With its tentacles stretched across the entire web, Google is bound to find itself in some rather strange messes. But a bizarre political fight has bubbled out of the blogosphere, and although the story is still developing, it looks as though Google's anti-spam measures aren't as strong as the company had previously boasted.

Late last week, Google notified a handful of bloggers, most of them supporters of Sen. Hillary Clinton, that their blogs had been suspended because the search giant believed they were using Blogger as a spamming platform.

That action sparked a small firestorm when conservative blogger Warner Todd Huston wrongly concluded that Google had thrown its weight behind Sen. Barack Obama. Simon Owens, a blogger who covers the blogosphere on his Bloggasm site, contacted some of the affected bloggers and learned that they may have been the victims of a vicious flagging campaign.

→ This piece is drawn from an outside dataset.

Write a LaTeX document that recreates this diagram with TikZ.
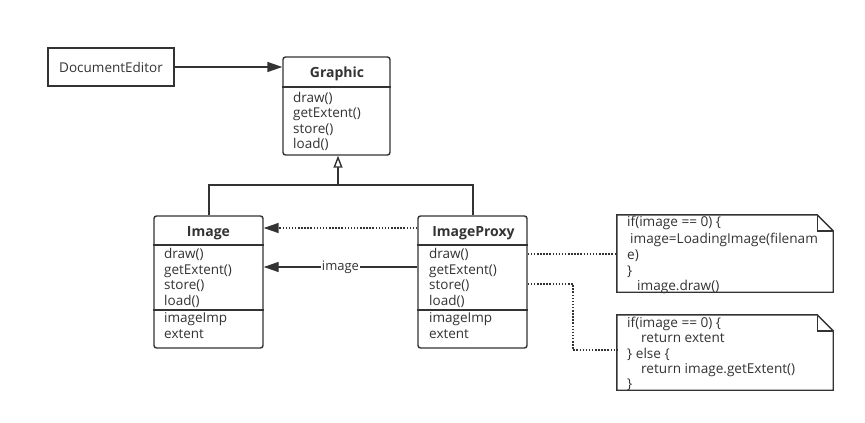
\documentclass[tikz,border=0pt]{standalone}
\usepackage{fontspec}
\setmainfont{Open Sans}
\usetikzlibrary{arrows.meta}
\definecolor{ink}{RGB}{51,51,51}
\tikzset{
  cls/.style={draw=ink, line width=1.4pt, rounded corners=2.5pt, inner sep=0pt, fill=white},
  plainbox/.style={draw=ink, line width=1.4pt, inner sep=0pt, fill=white},
  txt/.style={inner sep=0pt, anchor=base west, text=ink, font=\fontsize{13.5}{15}\selectfont},
  ntxt/.style={inner sep=0pt, anchor=base west, text=ink, font=\fontsize{13.6}{15}\selectfont},
  hdr/.style={inner sep=0pt, anchor=base, text=ink, font=\bfseries\fontsize{14}{15}\selectfont},
  sep/.style={draw=ink, line width=1.4pt},
  conn/.style={draw=ink, line width=1.4pt},
  dotconn/.style={draw=ink, line width=1.5pt, dash pattern=on 1.5pt off 1.6pt},
  filledtip/.style={-{Triangle[length=15pt,width=10pt]}},
  opentip/.style={-{Triangle[open,length=12pt,width=9pt,fill=white]}},
}
\begin{document}
\begin{tikzpicture}[x=1pt,y=-1pt]
\useasboundingbox (0,0) rectangle (865,423);

% DocumentEditor
\node[plainbox, minimum width=126pt, minimum height=38pt] (de) at (111,67) {};
\node[inner sep=0pt, text=ink, font=\fontsize{13.5}{15}\selectfont] (detxt) at (111,67) {DocumentEditor};

% Graphic
\node[cls, minimum width=107pt, minimum height=98pt] (graphic) at (336.5,106) {};
\draw[sep] (graphic.west |- 0,87) -- (graphic.east |- 0,87);
\node[hdr] (gh) at (337,77) {Graphic};
\node[txt] (g1) at (293,102) {draw()};
\node[txt] (g2) at (293,117.5) {getExtent()};
\node[txt] (g3) at (293,133) {store()};
\node[txt] (g4) at (293,148.5) {load()};

% Image
\node[cls, minimum width=109pt, minimum height=132pt] (image) at (208.5,282) {};
\draw[sep] (image.west |- 0,245) -- (image.east |- 0,245);
\draw[sep] (image.west |- 0,310) -- (image.east |- 0,310);
\node[hdr] (ih) at (208.5,236) {Image};
\node[txt] (i1) at (164,258) {draw()};
\node[txt] (i2) at (164,274) {getExtent()};
\node[txt] (i3) at (164,289.5) {store()};
\node[txt] (i4) at (164,305) {load()};
\node[txt] (i5) at (164,322) {imageImp};
\node[txt] (i6) at (164,338) {extent};

% ImageProxy
\node[cls, minimum width=109pt, minimum height=132pt] (proxy) at (472.5,282) {};
\draw[sep] (proxy.west |- 0,245) -- (proxy.east |- 0,245);
\draw[sep] (proxy.west |- 0,310) -- (proxy.east |- 0,310);
\node[hdr] (ph) at (473.5,236) {ImageProxy};
\node[txt] (p1) at (429,258) {draw()};
\node[txt] (p2) at (429,274) {getExtent()};
\node[txt] (p3) at (429,289.5) {store()};
\node[txt] (p4) at (429,305) {load()};
\node[txt] (p5) at (429,322) {imageImp};
\node[txt] (p6) at (429,338) {extent};

% Notes
\node[minimum width=216pt, minimum height=77pt, inner sep=0pt] (n1) at (725,253.5) {};
\draw[draw=ink, line width=1.4pt, fill=white]
  (n1.north west) -- ([xshift=-16pt]n1.north east) -- ([yshift=-16pt]n1.north east)
  -- (n1.south east) -- (n1.south west) -- cycle;
\draw[draw=ink, line width=1.4pt] ([xshift=-16pt]n1.north east) -- ([xshift=-16pt,yshift=-16pt]n1.north east) -- ([yshift=-16pt]n1.north east);
\node[ntxt] (n1a) at (627,226.5) {if(image == 0) \{};
\node[ntxt] (n1b) at (630,243) {image=LoadingImage(filenam};
\node[ntxt] (n1c) at (627,259) {e)};
\node[ntxt] (n1d) at (627,275) {\}};
\node[ntxt] (n1e) at (637,290.5) {image.draw()};

\node[minimum width=216pt, minimum height=75pt, inner sep=0pt] (n2) at (725,352.5) {};
\draw[draw=ink, line width=1.4pt, fill=white]
  (n2.north west) -- ([xshift=-16pt]n2.north east) -- ([yshift=-16pt]n2.north east)
  -- (n2.south east) -- (n2.south west) -- cycle;
\draw[draw=ink, line width=1.4pt] ([xshift=-16pt]n2.north east) -- ([xshift=-16pt,yshift=-16pt]n2.north east) -- ([yshift=-16pt]n2.north east);
\node[ntxt] (n2a) at (627,327.5) {if(image == 0) \{};
\node[ntxt] (n2b) at (641,342.5) {return extent};
\node[ntxt] (n2c) at (627,358) {\} else \{};
\node[ntxt] (n2d) at (641,373) {return image.getExtent()};
\node[ntxt] (n2e) at (627,388.5) {\}};

% Connectors
\draw[conn, filledtip] (de.east) -- (graphic.west |- de.east);

\coordinate (join) at (338,185);
\draw[conn] ([xshift=0.5pt]image.north) |- (join);
\draw[conn] ([xshift=0.5pt]proxy.north) |- (join);
\draw[conn, opentip] (join) -- (graphic.south -| join);

\draw[dotconn, filledtip] (proxy.west |- 0,228) -- (image.east |- 0,228);
\draw[conn, filledtip] (proxy.west |- 0,267) -- node[fill=white, inner sep=1pt, text=ink, font=\fontsize{13}{15}\selectfont] (lbl) {image} (image.east |- 0,267);

\coordinate (bend) at (573,284);
\draw[dotconn] (proxy.east |- 0,254) -- (n1.west |- 0,254);
\draw[dotconn] (proxy.east |- bend) -- (bend) |- (n2.west |- 0,350);
\end{tikzpicture}
\end{document}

The anti-Obama bloggers, many of whom have since moved their blogs away from Google's Blogger platform, say that their blogs were shut down because Obama supporters repeatedly flagged their posts as spam.

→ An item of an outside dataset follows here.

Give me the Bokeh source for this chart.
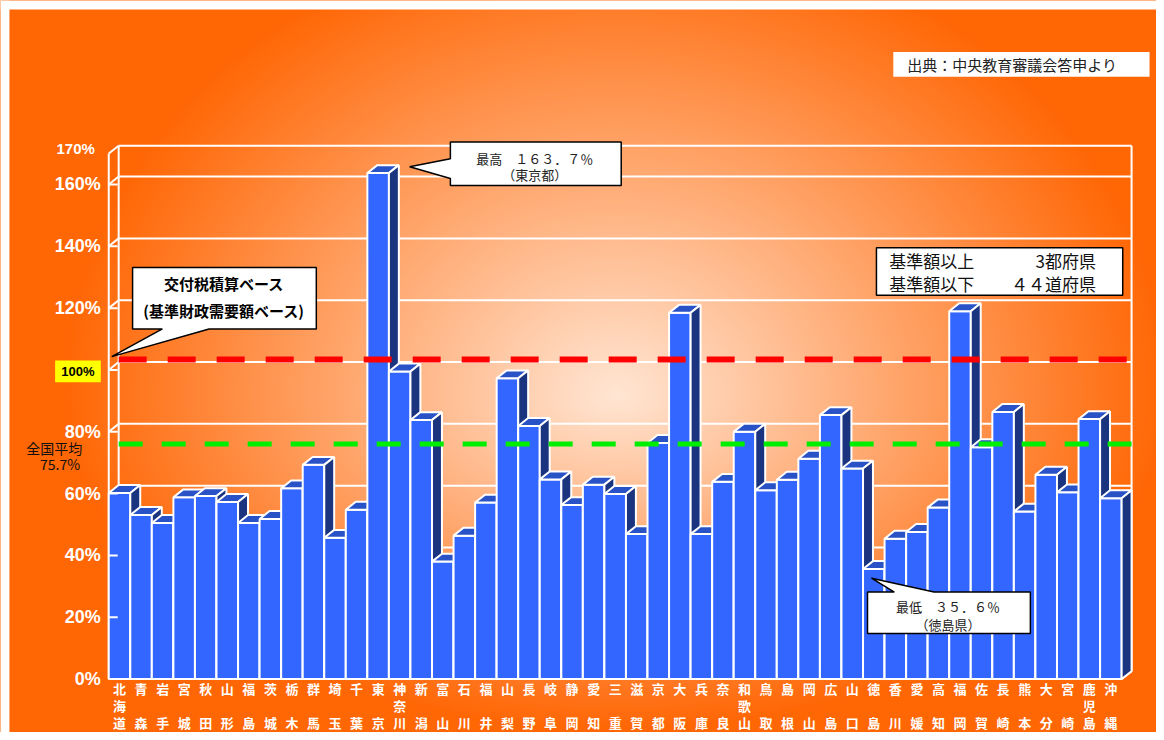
import numpy as np
from bokeh.plotting import figure
from bokeh.models import Range1d
from bokeh.embed import file_html
from bokeh.resources import INLINE
from bokeh.core.properties import value

# ---------------- data ----------------
prefectures = ["北海道", "青森", "岩手", "宮城", "秋田", "山形", "福島", "茨城", "栃木", "群馬",
               "埼玉", "千葉", "東京", "神奈川", "新潟", "富山", "石川", "福井", "山梨", "長野",
               "岐阜", "静岡", "愛知", "三重", "滋賀", "京都", "大阪", "兵庫", "奈良", "和歌山",
               "鳥取", "島根", "岡山", "広島", "山口", "徳島", "香川", "愛媛", "高知", "福岡",
               "佐賀", "長崎", "熊本", "大分", "宮崎", "鹿児島", "沖縄"]
ratio = [60.2, 53.1, 50.5, 58.8, 59.2, 57.3, 50.5, 51.8, 61.7, 69.3,
         45.7, 54.8, 163.7, 99.5, 83.8, 38.0, 46.4, 57.1, 97.3, 81.9,
         64.6, 56.3, 62.9, 59.9, 46.9, 76.4, 118.5, 46.9, 63.8, 80.0,
         61.1, 64.5, 71.3, 85.4, 68.1, 35.6, 45.4, 47.6, 55.5, 119.0,
         75.0, 86.4, 54.2, 66.1, 60.4, 84.1, 58.5]
y_ticks = [0, 20, 40, 60, 80, 100, 120, 140, 160]
y_tick_labels = [f"{v}%" for v in y_ticks]
y_top = 170
national_avg = 75.7
base_level = 100
max_text = ["最高　１６３．７％", "（東京都）"]
min_text = ["最低　３５．６％", "（徳島県）"]
base_text = ["交付税積算ベース", "(基準財政需要額ベース)"]
legend_left = ["基準額以上", "基準額以下"]
legend_right = ["3都府県", "４４道府県"]
source_text = "出典：中央教育審議会答申より"
avg_text = ["全国平均", "75.7%"]

# ---------------- layout helpers (reference-image pixel space 1164x740) ----------------
W, H = 1156, 732
RW, RH = 1164, 740
X0PX, PXX = 109.0, 21.7     # x of category 0 left edge, px per category
Y0PX, PXY = 686.0, 3.125    # y of 0%, px per percent


def X(ix):
    return (ix - X0PX) / PXX


def Y(iy):
    return (Y0PX - iy) / PXY


DX = 10 / PXX   # depth offset
DY = 8 / PXY
N = len(ratio)
JP = value("Noto Sans CJK JP")

p = figure(width=W, height=H, x_range=Range1d(X(0), X(RW)), y_range=Range1d(Y(RH), Y(0)),
           output_backend="svg", toolbar_location=None, x_axis_location=None, y_axis_location=None,
           min_border=0)
p.grid.visible = False
p.outline_line_color = None
p.background_fill_color = "#FF6600"
p.border_fill_color = "#FF6600"

# ---------------- radial gradient background ----------------
gw, gh = 582, 370
ix = np.linspace(0, RW, gw)
iy = np.linspace(RH, 0, gh)
IX, IY = np.meshgrid(ix, iy)
cy = 400.0
ry = np.where(IY < cy, 480.0, 340.0)
d = np.sqrt(((IX - 620) / 560) ** 2 + ((IY - cy) / ry) ** 2)
t = np.clip(d, 0, 1)
img = np.empty((gh, gw), dtype=np.uint32)
view = img.view(dtype=np.uint8).reshape((gh, gw, 4))
view[..., 0] = 255
view[..., 1] = (230 + (102 - 230) * t).astype(np.uint8)
view[..., 2] = (212 + (4 - 212) * t).astype(np.uint8)
view[..., 3] = 255
p.image_rgba(image=[img], x=X(0), y=Y(RH), dw=X(RW) - X(0), dh=Y(0) - Y(RH))

# white page border (top / left)
p.quad(left=[X(0), X(0)], right=[X(9), X(RW)], top=[Y(0), Y(0)], bottom=[Y(RH), Y(9)],
       fill_color="white", line_color=None)

# ---------------- 3D frame (walls / grid) ----------------
levels = [v for v in y_ticks if v > 0] + [y_top]
p.multi_line([[DX, N + DX] for v in [0] + levels], [[v + DY, v + DY] for v in [0] + levels],
             line_color="white", line_width=2)
p.multi_line([[0, DX] for v in levels], [[v, v + DY] for v in levels], line_color="white", line_width=2)
p.multi_line([[0, 0], [DX, DX], [N + DX, N + DX], [0, N], [N, N + DX]],
             [[0, y_top], [DY, y_top + DY], [DY, y_top + DY], [0, 0], [0, DY]],
             line_color="white", line_width=2)

# ---------------- bars ----------------
pxs, pys, pcols = [], [], []
for i, v in enumerate(ratio):
    pxs.append([i, i, i + 1, i + 1]); pys.append([0, v, v, 0]); pcols.append("#3366FF")
    pxs.append([i, i + DX, i + 1 + DX, i + 1]); pys.append([v, v + DY, v + DY, v]); pcols.append("#2852C6")
    pxs.append([i + 1, i + 1, i + 1 + DX, i + 1 + DX]); pys.append([0, v, v + DY, DY]); pcols.append("#1B3480")
p.patches(pxs, pys, fill_color=pcols, line_color="white", line_width=2)

# ---------------- reference lines ----------------
p.line([DX, N + DX], [base_level + DY + 0.8] * 2, line_color="#FF0000", line_width=6, line_dash="28 21")
p.line([DX, N + DX], [national_avg + 0.35] * 2, line_color="#00EE00", line_width=5, line_dash="24 19")

# ---------------- ticks and tick labels ----------------
p.multi_line([[0, X(118)] for v in y_ticks], [[v, v] for v in y_ticks], line_color="white", line_width=2)
p.text(x=[X(101)] * len(y_ticks), y=y_ticks, text=y_tick_labels, text_align="right", text_baseline="middle",
       text_color="white", text_font=value("Liberation Sans"), text_font_style="bold", text_font_size="18px")
p.text(x=[X(95)], y=[Y(150)], text=[f"{y_top}%"], text_align="right", text_baseline="middle",
       text_color="white", text_font=value("Liberation Sans"), text_font_style="bold", text_font_size="15px")

# 100% yellow marker
p.quad(left=[X(55)], right=[X(101)], top=[Y(364)], bottom=[Y(386)], fill_color="#FFFF00", line_color=None)
p.text(x=[X(78)], y=[Y(375)], text=[f"{base_level}%"], text_align="center", text_baseline="middle",
       text_color="black", text_font=value("Liberation Sans"), text_font_style="bold", text_font_size="13px")

# national average label
p.text(x=[X(54), X(60)], y=[Y(452), Y(469)], text=avg_text, text_align="center", text_baseline="middle",
       text_color="#111111", text_font=JP, text_font_size="14px")

# ---------------- category labels (vertical) ----------------
rows = [[n[0] for n in prefectures],
        [n[1] if len(n) == 3 else "" for n in prefectures],
        [n[-1] for n in prefectures]]
for r, ry_ in zip(rows, [695.7, 713, 730]):
    p.text(x=[i + 0.5 for i in range(N)], y=[Y(ry_)] * N, text=r, text_align="center", text_baseline="middle",
           text_color="white", text_font=JP, text_font_style="bold", text_font_size="13px")


# ---------------- callouts ----------------
def callout(pts):
    p.patch([X(a) for a, b in pts], [Y(b) for a, b in pts], fill_color="white", line_color="black",
            line_width=1.5)


callout([(133, 270), (318, 270), (318, 332), (210, 332), (112, 360), (163, 332), (133, 332)])
p.text(x=[X(225), X(225)], y=[Y(286), Y(313)], text=base_text, text_align="center", text_baseline="middle",
       text_color="black", text_font=JP, text_font_style="bold", text_font_size="15px")

callout([(453, 143), (625, 143), (625, 187), (453, 187), (453, 180), (412, 168), (453, 160)])
p.text(x=[X(538), X(538)], y=[Y(160), Y(176)], text=max_text, text_align="center", text_baseline="middle",
       text_color="#222222", text_font=JP, text_font_size="13px")

callout([(873, 598), (900, 598), (877, 584), (940, 598), (1037, 598), (1037, 640), (873, 640)])
p.text(x=[X(954), X(954)], y=[Y(613), Y(631)], text=min_text, text_align="center", text_baseline="middle",
       text_color="#222222", text_font=JP, text_font_size="13px")

# legend box
p.quad(left=[X(882)], right=[X(1130)], top=[Y(250)], bottom=[Y(298)], fill_color="white", line_color="black",
       line_width=1.5)
p.text(x=[X(895)] * 2, y=[Y(263), Y(286)], text=legend_left, text_align="left", text_baseline="middle",
       text_color="#111111", text_font=JP, text_font_size="17px")
p.text(x=[X(1103)] * 2, y=[Y(263), Y(286)], text=legend_right, text_align="right", text_baseline="middle",
       text_color="#111111", text_font=JP, text_font_size="17px")

# source box
p.quad(left=[X(899)], right=[X(1157)], top=[Y(52)], bottom=[Y(77)], fill_color="white", line_color=None)
p.text(x=[X(913)], y=[Y(65)], text=[source_text], text_align="left", text_baseline="middle",
       text_color="#222222", text_font=JP, text_font_size="15px")

open("out.html", "w").write(file_html(p, INLINE))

If that's true, the story could prove to be an embarrassment for Google, according to The New York Times.  

On its own website, Google boasts that the flag button "can't be manipulated by angry mobs." The copy explaining the flag button even goes as far as to challenge potential abusers: "Political dissent? Incendiary opinions? Just plain crazy? Bring it on." 

For its part, Google denied allegations that abuse of the flag button had caused the flap. Instead, the search giant issued a vague statement saying that it was still investigating, but that it believed the trouble had been caused by mass spam emails sent from JustSayNoDeal.com, a pro-Clinton website many of the bloggers were affiliated with.

As for Obama, the presumptive Democratic Party nominee is no stranger to the wild whims of the web. Last May, Obama got into a feud with one of his own supporters over control of a MySpace account that had 160,000 friends at the time. Obama overcame that flap and went on to use the internet to change the way politicians organize and fundraise.